Dynamic Network Modelling with Similarity based Aggregation Algorithm


Günce Keziban Orman




Proper modelling of complex systems allows hidden knowledge discovery that cannot be explored using traditional methods. One of the techniques for such modelling is dynamic networks. In this work, we aim to develop a methodology for extracting proper dynamic networks. We concentrate on two fundamentally interconnected problems: first, determining the appropriate window size for dynamic network snapshots; and second, obtaining a proper dynamic network model. For the former problem, we propose Jaccard similarity and its statistical significance based compression ratio, and for the latter, we propose an aggregation approach that extracts dynamic networks with snapshots of varying duration. The aggregation algorithm compresses the system information when there is repetition and takes snapshots when there is a significant structural change. The experiments are realised on four simple or complex data sets by comparing our proposal with baseline approaches.
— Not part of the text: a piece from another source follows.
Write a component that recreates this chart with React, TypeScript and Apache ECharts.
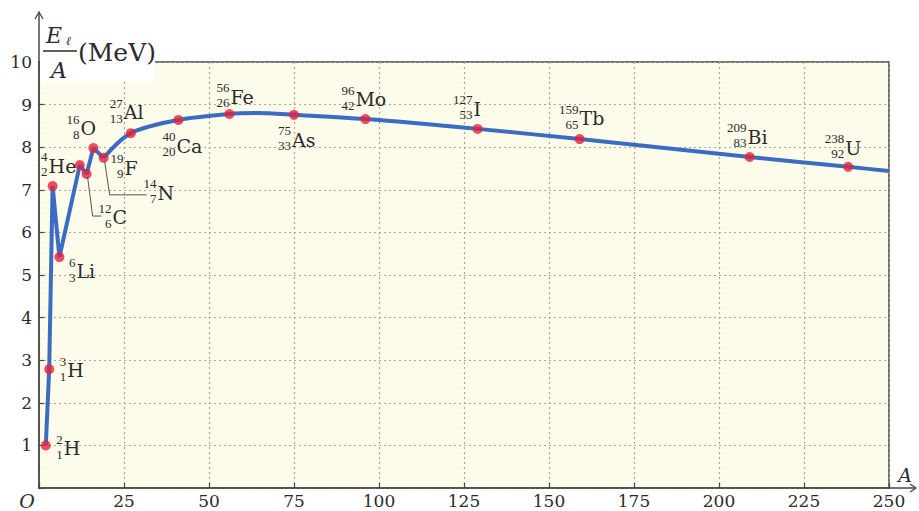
import React, { useEffect, useRef } from "react";
import * as echarts from "echarts";

// Marker points (A, binding energy per nucleon in MeV)
const markerA = [2, 3, 4, 6, 12, 14, 16, 19, 27, 41, 56, 75, 96, 129, 159, 209, 238];
const markerE = [1.0, 2.79, 7.09, 5.42, 7.58, 7.37, 7.98, 7.75, 8.33, 8.64, 8.78, 8.76, 8.66, 8.43, 8.19, 7.77, 7.54];

// Curve: straight segments for light nuclei, smooth curve afterwards
const lightA = [2, 3, 4, 6, 12, 14, 16, 19];
const lightE = [1.0, 2.79, 7.09, 5.42, 7.58, 7.37, 7.98, 7.75];
const heavyA = [19, 27, 41, 56, 64, 75, 96, 129, 159, 209, 238, 250];
const heavyE = [7.75, 8.33, 8.64, 8.78, 8.8, 8.76, 8.66, 8.43, 8.19, 7.77, 7.54, 7.44];

// Nuclide labels
const labelSymbols = ["H", "H", "He", "Li", "C", "N", "O", "F", "Al", "Ca", "Fe", "As", "Mo", "I", "Tb", "Bi", "U"];
const labelMass = ["2", "3", "4", "6", "12", "14", "16", "19", "27", "40", "56", "75", "96", "127", "159", "209", "238"];
const labelZ = ["1", "1", "2", "3", "6", "7", "8", "9", "13", "20", "26", "33", "42", "53", "65", "83", "92"];
const labelAnchor = [0, 1, 2, 3, 5, 7, 6, 7, 8, 9, 10, 11, 12, 13, 14, 15, 16];

// Layout (pixel offsets of the label from its anchor marker)
const labelOffsets: [number, number][] = [
  [18, 3], [18, 1], [-4, -20], [17, 14], [26, 43], [54, 35], [-13, -20], [21, 10],
  [-7, -21], [-2, 26], [1, -17], [-2, 25], [-10, -20], [-4, -20], [0, -21], [-2, -20], [-3, -19],
];
const leaders: Record<number, [number, number][]> = {
  4: [[1, 3], [6, 42], [15, 42]],
  5: [[1, 3], [6, 37], [43, 37]],
};

const SERIF = "'DejaVu Serif', serif";
const SMALL = "'Liberation Serif', serif";
const TEXT = "#2b2b2b";
const AXIS = "#474747";

export default function App() {
  const ref = useRef<HTMLDivElement>(null);
  useEffect(() => {
    if (!ref.current) return;
    const chart = echarts.init(ref.current, undefined, { renderer: "svg" });
    const option: any = {
      animation: false,
      backgroundColor: "#ffffff",
      grid: {
        left: 39, right: 30, top: 62, bottom: 23, show: true,
        backgroundColor: "#fdfbe9", borderColor: AXIS, borderWidth: 1.5,
      },
      xAxis: {
        type: "value", min: 0, max: 250, interval: 25,
        axisLine: { show: true, lineStyle: { color: AXIS, width: 1.5 } },
        axisTick: { show: true, inside: true, length: 5, lineStyle: { color: AXIS, width: 1.2 } },
        axisLabel: {
          formatter: (v: number) => (v === 0 ? "" : String(v)),
          color: TEXT, fontFamily: SERIF, fontSize: 17, margin: 4,
        },
        splitLine: { show: true, lineStyle: { type: [2, 3], color: "#aca798", width: 1.2 } },
      },
      yAxis: {
        type: "value", min: 0, max: 10, interval: 1,
        axisLine: { show: true, lineStyle: { color: AXIS, width: 1.5 } },
        axisTick: { show: true, inside: true, length: 5, lineStyle: { color: AXIS, width: 1.2 } },
        axisLabel: {
          formatter: (v: number) => (v === 0 ? "" : String(v)),
          color: TEXT, fontFamily: SERIF, fontSize: 17, margin: 7,
        },
        splitLine: { show: true, lineStyle: { type: [2, 3], color: "#aca798", width: 1.2 } },
      },
      series: [
        {
          type: "line", data: lightA.map((a, i) => [a, lightE[i]]), symbol: "none",
          lineStyle: { color: "#3b6cc1", width: 4 }, z: 2,
        },
        {
          type: "line", data: heavyA.map((a, i) => [a, heavyE[i]]), symbol: "none",
          smooth: 0.3,
          lineStyle: { color: "#3b6cc1", width: 4 }, z: 2,
        },
        {
          type: "scatter", data: markerA.map((a, i) => [a, markerE[i]]),
          symbolSize: 10, itemStyle: { color: "#e2233f" }, z: 3,
        },
      ],
    };
    chart.setOption(option);

    const px = (a: number, e: number) => chart.convertToPixel({ gridIndex: 0 }, [a, e]) as number[];
    const o = px(0, 0);
    const tl = px(0, 10);
    const br = px(250, 0);
    const ox = o[0], oy = o[1], top = tl[1];
    const g: any[] = [];

    // white label box over the top-left of the plot
    g.push({ type: "rect", z: 50, shape: { x: ox + 1, y: top - 2, width: 155 - ox - 1, height: 82 - top + 2 }, style: { fill: "#ffffff" } });
    // y axis extension + arrow
    g.push({ type: "line", z: 51, shape: { x1: ox, y1: top, x2: ox, y2: 12 }, style: { stroke: AXIS, lineWidth: 1.5 } });
    g.push({ type: "polyline", z: 51, shape: { points: [[ox - 4, 19], [ox, 12], [ox + 4, 19]] }, style: { stroke: AXIS, lineWidth: 1.3, fill: null } });
    // x axis extension + arrow
    g.push({ type: "line", z: 51, shape: { x1: br[0], y1: oy, x2: 916, y2: oy }, style: { stroke: AXIS, lineWidth: 1.5 } });
    g.push({ type: "polyline", z: 51, shape: { points: [[910, oy - 4], [916, oy], [910, oy + 4]] }, style: { stroke: AXIS, lineWidth: 1.3, fill: null } });
    // origin and axis names
    g.push({ type: "text", z: 52, x: ox - 12, y: oy + 13, style: { text: "O", font: `italic 19px ${SERIF}`, fill: TEXT, textAlign: "center", textVerticalAlign: "middle" } });
    g.push({ type: "text", z: 52, x: 905, y: oy - 13, style: { text: "A", font: `italic 19px ${SERIF}`, fill: TEXT, textAlign: "center", textVerticalAlign: "middle" } });
    g.push({ type: "text", z: 52, x: ox + 7, y: 35, style: { text: "E", font: `italic 22px ${SERIF}`, fill: TEXT, textAlign: "left", textVerticalAlign: "middle" } });
    g.push({ type: "text", z: 52, x: ox + 27, y: 41, style: { text: "ℓ", font: `italic 12px ${SERIF}`, fill: TEXT, textAlign: "left", textVerticalAlign: "middle" } });
    g.push({ type: "line", z: 52, shape: { x1: ox + 4, y1: 51, x2: ox + 38, y2: 51 }, style: { stroke: TEXT, lineWidth: 1.4 } });
    g.push({ type: "text", z: 52, x: ox + 20, y: 70, style: { text: "A", font: `italic 22px ${SERIF}`, fill: TEXT, textAlign: "center", textVerticalAlign: "middle" } });
    g.push({ type: "text", z: 52, x: ox + 39, y: 52, style: { text: "(MeV)", font: `25px ${SERIF}`, fill: TEXT, textAlign: "left", textVerticalAlign: "middle" } });

    // nuclide labels
    labelSymbols.forEach((sym, i) => {
      const k = labelAnchor[i];
      const p = px(markerA[k], markerE[k]);
      const [dx, dy] = labelOffsets[i];
      g.push({
        type: "group", z: 40, x: p[0] + dx, y: p[1] + dy,
        children: [
          { type: "text", x: -1, y: -9, style: { text: labelMass[i], font: `13px ${SMALL}`, fill: TEXT, textAlign: "right", textVerticalAlign: "middle" } },
          { type: "text", x: -1, y: 6, style: { text: labelZ[i], font: `13px ${SMALL}`, fill: TEXT, textAlign: "right", textVerticalAlign: "middle" } },
          { type: "text", x: 0, y: 0, style: { text: sym, font: `19px ${SERIF}`, fill: TEXT, textAlign: "left", textVerticalAlign: "middle" } },
        ],
      });
      const ld = leaders[i];
      if (ld) {
        g.push({
          type: "polyline", z: 39,
          shape: { points: ld.map(([lx, ly]) => [p[0] + lx, p[1] + ly]) },
          style: { stroke: "#555", lineWidth: 1, fill: null },
        });
      }
    });

    chart.setOption({ graphic: g });
    return () => chart.dispose();
  }, []);
  return <div ref={ref} style={{ width: 919, height: 511, position: "fixed", left: 0, top: 0 }} />;
}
We used well-known Enron emails as simple set and Haggle Infocomm, MIT Reality Mining, and Sabanci Wi-Fi logs as complex data sets. These complex sets like Wi-Fi or Bluetooth connections which are known to be noisy, making analysis difficult show the proximity of system objects. The experimental results show that the proposed methodology can be used to find not only significant time points in simple Enron emails, but also circadian rhythms with their time intervals that reveal the life-cycle of connected areas from complex Wi-Fi logs or bluetooth connections. According to testing on four real-world data sets, both compression ratios and the aggregation process enable the extraction of dynamic networks with reduced noise, are easy to comprehend, and appropriately reflect the characteristics of the system.